L’Allemagne arrive en tête de liste avec 100,2 milliards d’euros, soit 2,8 % de son PIB, car le pays a été durement touché par sa dépendance à l’égard des approvisionnements en gaz russe, qui ont diminué en raison de représailles présumées aux sanctions occidentales contre Moscou pour la guerre.

Mercredi, l’Allemagne a annoncé la nationalisation du géant gazier en difficulté Uniper.

La France, qui a protégé les consommateurs contre les hausses des prix du gaz et de l’électricité, se classe troisième avec 53,6 milliards d’euros alloués jusqu’à présent, soit 2,2 % de son PIB.

Les dépenses vont continuer à augmenter
Les pays de l’UE ont maintenant mis en place 314 milliards d’euros jusqu’à présent depuis septembre 2021, selon Bruegel.

“Ce chiffre est appelé à augmenter car les prix de l’énergie restent élevés”, a déclaré à l’AFP Simone Tagliapietra, chargée de recherche à Bruegel.

La facture énergétique d’une famille européenne type pourrait atteindre 500 euros par mois au début de l’année prochaine, contre 160 euros en 2021, selon la banque d’investissement américaine Goldman Sachs.

Les mesures destinées à aider les consommateurs vont d’une taxe spéciale sur les bénéfices excédentaires en Italie au gel des prix de l’énergie en France, en passant par des subventions aux transports publics en Allemagne.

Mais les dépenses font suite à une réponse pandémique qui a augmenté la dette publique, laquelle représentait au premier trimestre 189 % du PIB de la Grèce, 153 % en Italie, 127 % au Portugal, 118 % en Espagne et 114 % en France.

“Initialement conçues comme une réponse temporaire à ce qui était censé être un problème temporaire, ces mesures ont pris de l’ampleur et sont devenues structurelles”, a déclaré M. Tagliapietra.

“Cette situation n’est clairement pas viable du point de vue des finances publiques. Il est important que les gouvernements fassent un effort pour concentrer cette action sur les ménages et les entreprises les plus vulnérables, autant que possible.”

Réforme budgétaire
La hausse des dépenses intervient alors que les coûts d’emprunt augmentent. En juillet, la Banque centrale européenne a relevé son taux pour la première fois en plus de dix ans afin de lutter contre l’inflation galopante, alimentée par la flambée des prix de l’énergie.

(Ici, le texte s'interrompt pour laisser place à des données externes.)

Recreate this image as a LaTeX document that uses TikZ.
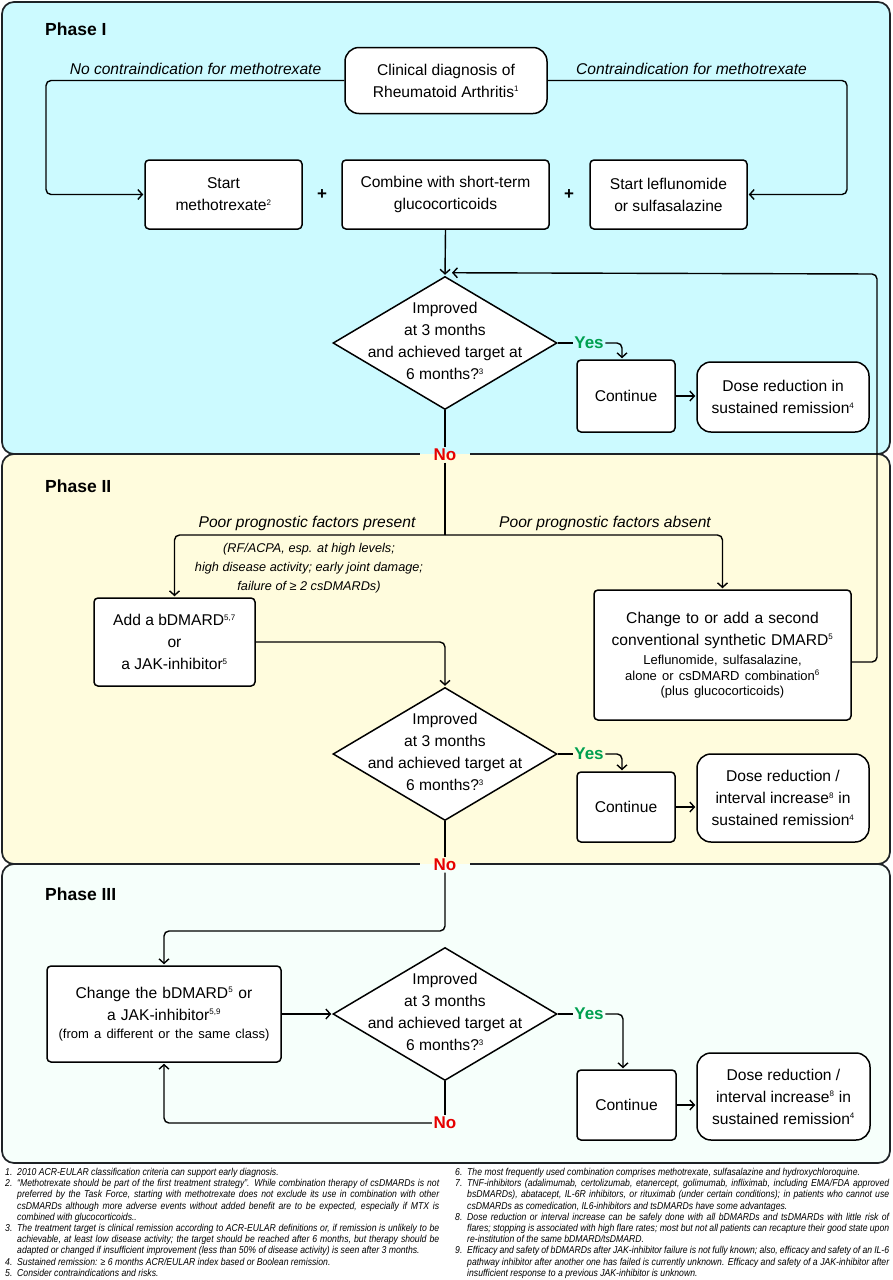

Le rendement des obligations souveraines françaises à 10 ans a atteint mardi 2,5 %, son plus haut niveau depuis huit ans, tandis que l’Allemagne paie désormais 1,8 % d’intérêts après avoir affiché un taux négatif en début d’année.

Le taux appliqué à l’Italie a quadruplé, passant de 1 % au début de l’année à 4 % aujourd’hui, ravivant le spectre de la crise de la dette qui a menacé la zone euro il y a dix ans.

“Il est essentiel d’éviter les crises de la dette qui pourraient avoir des effets déstabilisants importants et mettre en danger l’UE elle-même”, a averti le Fonds monétaire international dans un récent blog appelant à des réformes des règles budgétaires.

L’UE a suspendu jusqu’en 2023 les règles qui limitent le déficit public des pays à trois pour cent du PIB et la dette à 60 pour cent.

La Commission européenne prévoit de présenter le mois prochain des propositions visant à réformer les règles budgétaires du bloc des 27 nations, qui ont été ébranlées par les crises.